President Bourguiba announced on 6 January 1984 that the increase in the price of bread and flour had been cancelled. He gave the impression that Prime Minister Mohammed Mzali had not been authorized to raise prices. The handling of the price rise damaged the position of Mzali, who had been seen as the probable successor to Bourguiba. The prime minister temporarily assumed the post of Minister of the Interior. In an attempt to recover his popularity Mzali toured the provinces after the riots, promising projects to create new jobs. Mzali said, "the first lesson to be drawn from the events of January was that it is necessary to reorganise the forces of order so that they can respond adequately to all situations."

Relations with Libya soured after the riots, with the Tunisian government implying that Libya had been involved in stirring up the trouble. Libya denied any involvement. As the price of oil continued to drop, thousands of workers from Libya and other oil states returned to Tunisia, further weakening the economy. Bourguiba dismissed the Minister of the Interior, Driss Guiga, who took the blame for the way the disturbances had been handled. Guiga was later accused of corruption and treason. Bourguiba also dismissed the ministers who had supported the IMF loan.

The government was convinced that the Islamic Tendency Movement (Mouvement de la Tendence Islamique, MTI) had been behind the riots, and arrested many of its supporters. The MTI leaders had encouraged their followers to join in the riots, but the government produced no proof that they had organized them. The persecution of the MTI enhanced its reputation as an organization committed to helping the people. As part of a clamp-down on the opposition, General Zine El Abidine Ben Ali was reappointed director-general of national security.
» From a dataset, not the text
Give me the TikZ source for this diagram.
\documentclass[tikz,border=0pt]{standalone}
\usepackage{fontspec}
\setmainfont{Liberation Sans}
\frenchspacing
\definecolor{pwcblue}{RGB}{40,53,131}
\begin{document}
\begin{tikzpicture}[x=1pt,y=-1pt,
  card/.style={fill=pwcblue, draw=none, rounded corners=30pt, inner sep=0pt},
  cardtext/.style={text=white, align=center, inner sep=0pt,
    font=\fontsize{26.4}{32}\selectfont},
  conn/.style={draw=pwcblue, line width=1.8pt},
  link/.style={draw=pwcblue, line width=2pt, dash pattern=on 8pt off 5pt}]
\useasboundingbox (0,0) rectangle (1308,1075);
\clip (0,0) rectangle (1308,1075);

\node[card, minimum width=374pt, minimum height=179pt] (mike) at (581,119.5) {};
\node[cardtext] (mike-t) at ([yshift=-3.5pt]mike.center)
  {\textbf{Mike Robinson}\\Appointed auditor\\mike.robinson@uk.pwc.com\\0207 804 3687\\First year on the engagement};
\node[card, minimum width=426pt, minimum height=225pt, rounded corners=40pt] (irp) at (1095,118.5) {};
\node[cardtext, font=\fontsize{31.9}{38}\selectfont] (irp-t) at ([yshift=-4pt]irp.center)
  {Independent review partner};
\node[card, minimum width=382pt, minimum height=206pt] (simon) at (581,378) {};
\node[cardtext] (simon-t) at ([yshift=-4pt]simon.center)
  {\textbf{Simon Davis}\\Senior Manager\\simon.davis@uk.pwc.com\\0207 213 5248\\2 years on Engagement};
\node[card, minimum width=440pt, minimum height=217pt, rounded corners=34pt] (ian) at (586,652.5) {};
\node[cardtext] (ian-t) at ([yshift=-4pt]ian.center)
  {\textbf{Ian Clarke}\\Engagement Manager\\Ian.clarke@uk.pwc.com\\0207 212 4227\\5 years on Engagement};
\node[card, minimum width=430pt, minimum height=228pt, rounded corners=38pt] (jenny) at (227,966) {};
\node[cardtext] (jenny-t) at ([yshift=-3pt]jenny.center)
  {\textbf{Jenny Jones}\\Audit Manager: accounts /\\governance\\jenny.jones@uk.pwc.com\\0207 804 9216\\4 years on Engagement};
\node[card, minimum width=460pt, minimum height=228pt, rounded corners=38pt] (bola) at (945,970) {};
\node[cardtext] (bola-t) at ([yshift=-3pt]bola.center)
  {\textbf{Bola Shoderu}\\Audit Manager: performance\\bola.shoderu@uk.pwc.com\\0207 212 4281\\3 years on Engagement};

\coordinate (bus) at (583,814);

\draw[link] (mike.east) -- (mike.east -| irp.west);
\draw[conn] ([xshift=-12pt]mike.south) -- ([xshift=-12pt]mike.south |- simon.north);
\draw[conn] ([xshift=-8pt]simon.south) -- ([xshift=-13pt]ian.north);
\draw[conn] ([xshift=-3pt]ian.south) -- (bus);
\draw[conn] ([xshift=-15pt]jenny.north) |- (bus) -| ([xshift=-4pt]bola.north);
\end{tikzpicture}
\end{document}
Soon after Ben Ali was made minister of the interior. The 1984 riots set the stage for the constitutional coup staged by Ben Ali in 1987. Under Ben Ali's administration, a neoliberal economic system was implemented which worsened tensions between the Tunisian people and the government. Ben Ali was himself exiled in 2011. Hunger has continued in Tunisia since 2011, in 2022 the World bank stepped in by providing a loan to lessen the impact which the Russian invasion of Ukraine will put on locals and farmers. In the long term, this loan is hoped to help lessen the country's reliance on imports, which will hopefully keep more income within their borders.